Compound suppresses DNA pathway, makes tumors more susceptible to chemo
NIEHS grantees have discovered that a small molecule compound can block a DNA pathway that helps tumors withstand damage from chemotherapy drugs. The compound targets translesion synthesis, a damage tolerance process that allows specialized enzymes that copy DNA to replicate past damaged DNA. Some tumors can withstand damage from chemotherapy drugs by relying on translesion synthesis, which allows them to survive, but it can also introduce new mutations that allow cancer cells to become resistant to future treatment.

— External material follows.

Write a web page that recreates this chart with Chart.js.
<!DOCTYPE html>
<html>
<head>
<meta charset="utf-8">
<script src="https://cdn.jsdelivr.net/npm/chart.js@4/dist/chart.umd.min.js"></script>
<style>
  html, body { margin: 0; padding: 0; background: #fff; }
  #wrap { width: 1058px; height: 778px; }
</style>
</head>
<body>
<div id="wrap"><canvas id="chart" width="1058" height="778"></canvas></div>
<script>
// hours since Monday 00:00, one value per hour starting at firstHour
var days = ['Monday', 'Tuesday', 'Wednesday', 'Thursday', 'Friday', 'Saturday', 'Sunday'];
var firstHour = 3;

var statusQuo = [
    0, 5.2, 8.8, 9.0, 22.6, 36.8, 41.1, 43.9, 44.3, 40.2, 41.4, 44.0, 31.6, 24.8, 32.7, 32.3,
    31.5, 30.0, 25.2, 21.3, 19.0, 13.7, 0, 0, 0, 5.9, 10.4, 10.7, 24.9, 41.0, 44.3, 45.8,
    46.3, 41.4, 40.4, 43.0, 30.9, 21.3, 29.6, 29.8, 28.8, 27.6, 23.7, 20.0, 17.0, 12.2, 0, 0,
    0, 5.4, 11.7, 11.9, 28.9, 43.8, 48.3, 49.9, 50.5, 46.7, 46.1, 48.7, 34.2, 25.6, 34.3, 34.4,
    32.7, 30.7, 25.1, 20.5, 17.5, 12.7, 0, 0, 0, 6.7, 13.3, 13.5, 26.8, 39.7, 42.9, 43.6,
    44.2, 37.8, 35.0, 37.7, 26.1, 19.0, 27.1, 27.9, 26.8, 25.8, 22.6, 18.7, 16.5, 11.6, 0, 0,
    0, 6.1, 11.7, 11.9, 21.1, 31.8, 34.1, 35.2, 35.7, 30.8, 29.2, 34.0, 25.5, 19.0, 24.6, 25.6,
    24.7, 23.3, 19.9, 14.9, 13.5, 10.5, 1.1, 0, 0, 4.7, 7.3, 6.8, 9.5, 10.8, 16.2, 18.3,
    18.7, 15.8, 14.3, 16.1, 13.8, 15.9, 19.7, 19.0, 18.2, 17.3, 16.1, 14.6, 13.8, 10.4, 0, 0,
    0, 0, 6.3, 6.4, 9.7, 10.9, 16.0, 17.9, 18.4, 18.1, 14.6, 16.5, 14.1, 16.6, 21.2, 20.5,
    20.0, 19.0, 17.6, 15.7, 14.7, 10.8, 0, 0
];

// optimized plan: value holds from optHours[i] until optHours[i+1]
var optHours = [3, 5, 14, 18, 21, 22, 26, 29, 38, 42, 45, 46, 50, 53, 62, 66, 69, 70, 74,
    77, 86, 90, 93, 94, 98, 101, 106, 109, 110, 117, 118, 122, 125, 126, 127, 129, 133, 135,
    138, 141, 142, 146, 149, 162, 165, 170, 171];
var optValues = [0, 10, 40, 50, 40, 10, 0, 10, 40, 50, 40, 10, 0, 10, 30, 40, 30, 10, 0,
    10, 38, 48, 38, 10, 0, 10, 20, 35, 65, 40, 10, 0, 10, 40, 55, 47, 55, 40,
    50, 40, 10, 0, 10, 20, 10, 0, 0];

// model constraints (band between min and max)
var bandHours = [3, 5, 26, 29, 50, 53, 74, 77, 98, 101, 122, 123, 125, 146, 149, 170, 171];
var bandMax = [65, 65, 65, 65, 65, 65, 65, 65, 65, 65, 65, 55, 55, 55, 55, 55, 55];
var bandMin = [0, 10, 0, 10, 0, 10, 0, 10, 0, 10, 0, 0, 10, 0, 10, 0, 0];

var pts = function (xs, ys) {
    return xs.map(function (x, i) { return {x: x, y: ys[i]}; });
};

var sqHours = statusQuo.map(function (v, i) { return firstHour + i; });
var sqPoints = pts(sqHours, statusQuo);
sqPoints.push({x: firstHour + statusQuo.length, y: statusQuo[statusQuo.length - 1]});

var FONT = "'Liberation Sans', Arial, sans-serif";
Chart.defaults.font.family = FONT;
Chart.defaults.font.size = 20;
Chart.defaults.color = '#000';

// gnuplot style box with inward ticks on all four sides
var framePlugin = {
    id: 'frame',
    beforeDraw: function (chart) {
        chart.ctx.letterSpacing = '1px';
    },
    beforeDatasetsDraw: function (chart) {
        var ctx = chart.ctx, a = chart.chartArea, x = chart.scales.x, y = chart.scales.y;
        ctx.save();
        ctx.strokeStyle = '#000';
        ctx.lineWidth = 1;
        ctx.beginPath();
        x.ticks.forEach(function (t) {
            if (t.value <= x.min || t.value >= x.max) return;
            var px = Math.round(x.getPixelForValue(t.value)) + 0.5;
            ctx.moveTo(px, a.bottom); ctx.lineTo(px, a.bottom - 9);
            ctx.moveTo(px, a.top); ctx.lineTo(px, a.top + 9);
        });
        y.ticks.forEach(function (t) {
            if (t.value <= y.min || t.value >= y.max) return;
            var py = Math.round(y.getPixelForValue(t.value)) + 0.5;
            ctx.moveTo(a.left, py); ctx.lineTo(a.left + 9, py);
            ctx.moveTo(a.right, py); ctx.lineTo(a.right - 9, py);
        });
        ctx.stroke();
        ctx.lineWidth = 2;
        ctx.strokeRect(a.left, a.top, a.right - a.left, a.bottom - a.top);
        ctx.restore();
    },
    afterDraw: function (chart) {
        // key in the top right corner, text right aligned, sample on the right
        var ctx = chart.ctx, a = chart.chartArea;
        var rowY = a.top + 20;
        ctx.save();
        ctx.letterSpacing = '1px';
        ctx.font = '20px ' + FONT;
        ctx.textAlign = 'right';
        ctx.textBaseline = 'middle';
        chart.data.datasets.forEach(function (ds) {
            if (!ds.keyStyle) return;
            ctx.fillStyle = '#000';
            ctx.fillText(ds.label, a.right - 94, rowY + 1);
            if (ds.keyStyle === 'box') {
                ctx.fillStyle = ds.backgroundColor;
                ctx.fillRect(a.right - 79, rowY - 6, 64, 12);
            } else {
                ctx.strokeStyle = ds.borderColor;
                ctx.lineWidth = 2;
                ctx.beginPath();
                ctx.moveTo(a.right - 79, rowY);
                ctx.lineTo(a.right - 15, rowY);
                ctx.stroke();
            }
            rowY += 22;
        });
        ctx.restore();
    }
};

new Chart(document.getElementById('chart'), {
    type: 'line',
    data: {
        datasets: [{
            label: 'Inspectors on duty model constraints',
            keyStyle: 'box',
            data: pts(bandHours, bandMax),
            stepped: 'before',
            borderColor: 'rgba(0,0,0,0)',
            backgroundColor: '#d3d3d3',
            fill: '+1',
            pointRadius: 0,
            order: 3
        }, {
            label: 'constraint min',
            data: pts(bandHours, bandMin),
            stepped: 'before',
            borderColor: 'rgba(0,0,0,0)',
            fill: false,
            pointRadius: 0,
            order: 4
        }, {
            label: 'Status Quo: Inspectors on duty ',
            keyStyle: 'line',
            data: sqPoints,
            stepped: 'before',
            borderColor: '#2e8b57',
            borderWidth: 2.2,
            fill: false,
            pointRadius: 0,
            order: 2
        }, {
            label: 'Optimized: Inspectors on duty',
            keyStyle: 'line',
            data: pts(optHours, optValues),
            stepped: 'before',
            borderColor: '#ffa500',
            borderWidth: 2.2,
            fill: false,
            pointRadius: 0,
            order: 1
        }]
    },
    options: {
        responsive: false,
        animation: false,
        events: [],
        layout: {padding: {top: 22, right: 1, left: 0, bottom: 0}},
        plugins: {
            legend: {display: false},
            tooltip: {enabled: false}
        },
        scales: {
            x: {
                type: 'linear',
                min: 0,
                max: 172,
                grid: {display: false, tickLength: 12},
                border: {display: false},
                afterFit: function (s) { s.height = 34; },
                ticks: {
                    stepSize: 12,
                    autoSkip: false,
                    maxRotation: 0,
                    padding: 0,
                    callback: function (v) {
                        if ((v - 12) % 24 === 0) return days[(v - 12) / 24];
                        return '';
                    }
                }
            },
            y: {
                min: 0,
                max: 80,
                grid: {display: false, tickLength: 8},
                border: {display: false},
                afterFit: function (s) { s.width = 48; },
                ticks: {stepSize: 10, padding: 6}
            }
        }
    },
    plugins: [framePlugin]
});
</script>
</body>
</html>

Researchers screened 10,000 small molecule compounds looking for a molecule to block or inhibit Rev1, a key protein involved in translesion synthesis. They found that a molecule called JH-RE-06 appeared to block Rev1 from interacting with other key proteins in the translesion synthesis pathway. The researchers used X-ray crystallography to visualize the interactions between Rev1 and JH-RE-06 and found that JH-RE-06 pairs up with Rev1 and locks it into a chemical structure where it can no longer help cancer cells survive.

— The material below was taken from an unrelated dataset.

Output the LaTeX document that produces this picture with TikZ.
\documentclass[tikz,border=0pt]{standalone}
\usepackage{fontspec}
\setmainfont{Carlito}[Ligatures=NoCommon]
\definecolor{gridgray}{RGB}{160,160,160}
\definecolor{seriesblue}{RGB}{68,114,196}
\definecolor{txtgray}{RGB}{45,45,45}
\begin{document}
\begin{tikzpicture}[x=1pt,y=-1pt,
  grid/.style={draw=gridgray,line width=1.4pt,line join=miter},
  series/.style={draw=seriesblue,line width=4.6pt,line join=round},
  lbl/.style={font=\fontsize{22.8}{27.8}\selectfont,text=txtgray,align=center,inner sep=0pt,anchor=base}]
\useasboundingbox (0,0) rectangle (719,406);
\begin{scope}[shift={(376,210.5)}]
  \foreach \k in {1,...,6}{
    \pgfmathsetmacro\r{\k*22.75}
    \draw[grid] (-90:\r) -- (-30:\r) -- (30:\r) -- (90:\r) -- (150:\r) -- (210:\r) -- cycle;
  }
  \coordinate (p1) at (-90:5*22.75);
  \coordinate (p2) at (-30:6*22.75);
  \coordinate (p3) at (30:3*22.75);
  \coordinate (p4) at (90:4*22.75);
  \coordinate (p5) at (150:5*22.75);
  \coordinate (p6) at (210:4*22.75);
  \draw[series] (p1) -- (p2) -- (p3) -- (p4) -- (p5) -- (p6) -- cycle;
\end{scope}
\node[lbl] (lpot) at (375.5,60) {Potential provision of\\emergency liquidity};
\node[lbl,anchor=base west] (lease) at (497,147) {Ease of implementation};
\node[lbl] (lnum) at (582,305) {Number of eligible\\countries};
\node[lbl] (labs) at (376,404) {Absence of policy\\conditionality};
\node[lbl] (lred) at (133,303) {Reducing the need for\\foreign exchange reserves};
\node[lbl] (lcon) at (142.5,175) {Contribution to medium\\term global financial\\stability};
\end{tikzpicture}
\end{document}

The researchers then tested the molecule in human cancer cell lines. They showed that it enhanced the ability of several different types of chemotherapy to kill cells, while also suppressing their ability to mutate in the presence of DNA-damaging drugs. In a mouse model of human melanoma, they found that not only did the tumors stop growing in mice treated with a combination of the chemotherapy drug cisplatin and JH-RE-06, those mice also survived longer.
Citation: Wojtaszek JL, Chatterjee N, Najeeb J, Ramos A, Lee M, Bian K, Xue JY, Fenton BA, Park H, Li D, Hemann MT, Hong J, Walker GC, Zhou P. 2019. A small molecule targeting mutagenic translesion synthesis improves chemotherapy. Cell; doi: 10.1016/j.cell.2019.05.028 [Online 6 June 2019].

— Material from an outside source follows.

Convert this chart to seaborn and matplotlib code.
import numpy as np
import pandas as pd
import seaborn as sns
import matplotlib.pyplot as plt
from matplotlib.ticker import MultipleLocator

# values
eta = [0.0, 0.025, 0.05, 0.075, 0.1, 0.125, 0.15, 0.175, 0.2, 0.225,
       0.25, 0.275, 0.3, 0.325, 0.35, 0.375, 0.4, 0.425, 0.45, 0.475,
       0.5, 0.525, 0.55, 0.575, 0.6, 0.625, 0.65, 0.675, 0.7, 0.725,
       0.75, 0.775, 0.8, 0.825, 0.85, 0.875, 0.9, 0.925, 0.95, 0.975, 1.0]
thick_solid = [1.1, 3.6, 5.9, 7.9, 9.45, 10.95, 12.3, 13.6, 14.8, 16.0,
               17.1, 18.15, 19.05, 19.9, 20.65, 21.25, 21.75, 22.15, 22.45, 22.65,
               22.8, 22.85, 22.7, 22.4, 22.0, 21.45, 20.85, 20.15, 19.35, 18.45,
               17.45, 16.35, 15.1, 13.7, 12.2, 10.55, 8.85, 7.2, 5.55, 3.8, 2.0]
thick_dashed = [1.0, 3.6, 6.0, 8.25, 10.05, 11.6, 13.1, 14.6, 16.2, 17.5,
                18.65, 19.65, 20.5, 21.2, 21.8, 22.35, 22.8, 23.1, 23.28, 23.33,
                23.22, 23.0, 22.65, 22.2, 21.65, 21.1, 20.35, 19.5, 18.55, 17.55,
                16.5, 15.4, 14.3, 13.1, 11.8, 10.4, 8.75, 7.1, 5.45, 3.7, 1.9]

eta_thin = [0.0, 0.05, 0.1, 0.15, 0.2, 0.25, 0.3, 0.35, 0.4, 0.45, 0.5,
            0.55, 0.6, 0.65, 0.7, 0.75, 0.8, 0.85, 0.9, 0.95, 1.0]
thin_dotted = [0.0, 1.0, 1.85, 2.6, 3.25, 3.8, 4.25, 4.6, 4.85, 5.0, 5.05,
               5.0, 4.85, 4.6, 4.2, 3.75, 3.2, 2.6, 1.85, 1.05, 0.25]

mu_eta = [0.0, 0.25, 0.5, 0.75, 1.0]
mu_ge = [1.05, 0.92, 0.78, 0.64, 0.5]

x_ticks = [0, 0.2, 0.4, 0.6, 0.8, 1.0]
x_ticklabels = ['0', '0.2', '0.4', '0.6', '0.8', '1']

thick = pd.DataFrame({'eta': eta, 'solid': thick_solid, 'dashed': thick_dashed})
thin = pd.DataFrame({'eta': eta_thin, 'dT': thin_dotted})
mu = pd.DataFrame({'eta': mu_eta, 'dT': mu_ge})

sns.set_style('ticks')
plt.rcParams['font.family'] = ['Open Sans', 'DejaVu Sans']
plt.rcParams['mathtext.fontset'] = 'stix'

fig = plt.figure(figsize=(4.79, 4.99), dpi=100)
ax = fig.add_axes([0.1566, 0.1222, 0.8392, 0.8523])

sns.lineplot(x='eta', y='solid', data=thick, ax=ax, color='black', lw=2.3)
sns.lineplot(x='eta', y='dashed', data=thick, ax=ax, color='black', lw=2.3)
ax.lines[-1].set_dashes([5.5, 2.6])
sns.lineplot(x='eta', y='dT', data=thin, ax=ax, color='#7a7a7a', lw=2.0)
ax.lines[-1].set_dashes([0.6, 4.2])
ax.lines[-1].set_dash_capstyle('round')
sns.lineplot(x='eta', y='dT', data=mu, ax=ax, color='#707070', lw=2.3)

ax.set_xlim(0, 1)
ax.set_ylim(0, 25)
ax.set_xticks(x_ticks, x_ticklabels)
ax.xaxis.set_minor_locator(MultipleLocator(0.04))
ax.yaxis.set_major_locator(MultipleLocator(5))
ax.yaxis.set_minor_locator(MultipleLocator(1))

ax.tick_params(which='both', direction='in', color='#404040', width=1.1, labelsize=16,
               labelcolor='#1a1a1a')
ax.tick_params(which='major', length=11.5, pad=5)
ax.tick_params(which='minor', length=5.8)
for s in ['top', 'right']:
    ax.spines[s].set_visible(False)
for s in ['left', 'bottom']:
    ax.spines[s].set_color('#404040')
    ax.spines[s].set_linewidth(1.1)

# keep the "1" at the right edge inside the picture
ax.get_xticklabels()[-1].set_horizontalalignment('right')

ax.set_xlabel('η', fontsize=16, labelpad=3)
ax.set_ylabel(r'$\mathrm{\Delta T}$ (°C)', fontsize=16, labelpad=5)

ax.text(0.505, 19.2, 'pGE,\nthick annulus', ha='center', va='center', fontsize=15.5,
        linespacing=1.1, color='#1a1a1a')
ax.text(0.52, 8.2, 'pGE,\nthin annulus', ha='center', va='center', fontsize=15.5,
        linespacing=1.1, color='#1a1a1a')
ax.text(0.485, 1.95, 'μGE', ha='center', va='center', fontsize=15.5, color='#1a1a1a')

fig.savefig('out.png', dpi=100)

Big data helps identify better ways to research breast cancer
By analyzing large volumes of data, NIEHS grantees found substantial differences between lab-created breast cancer cell lines and actual advanced, or metastatic, breast cancer tumor samples. By identifying key genomic differences and similarities between cell lines and tumor samples, the study also introduced a framework for selecting relevant cell lines for modeling metastatic breast cancer.
Current models used in the lab frequently involve culturing cells on flat dishes, or cell lines, to predict tumor growth. The differences between cell lines and tumor samples have raised questions about whether the cell lines accurately capture what is going on in a tumor. To answer this question, the researchers performed an integrative analysis of data taken from genomic databases to comprehensively compare multiple types of molecular features between breast cancer cell lines and metastatic breast cancer samples.
The researchers found substantial differences between lab-created breast cancer cell lines and metastatic breast cancer tumor samples. Surprisingly, MDA-MB-231, a cancer cell line used in nearly all metastatic breast cancer research, showed little genomic similarities to patient tumor samples. The organoid model, a new technology that uses 3D tissue cultures, was found to most closely mirror patient samples. According to the authors, identifying differences in the models used to assess cancer metastasis, or spreading within the body, can help scientists develop more sophisticated research models and better interpret model results.
Citation: Liu K, Newbury PA, Glicksberg BS, Zeng WZD, Paithankar S, Andrechek ER, Chen B. 2019. Evaluating cell lines as models for metastatic breast cancer through integrative analysis of genomic data. Nat Commun 10(1):2138.
(Sara Amolegbe is a research and communication specialist for MDB Inc., a contractor for the NIEHS Division of Extramural Research and Training.)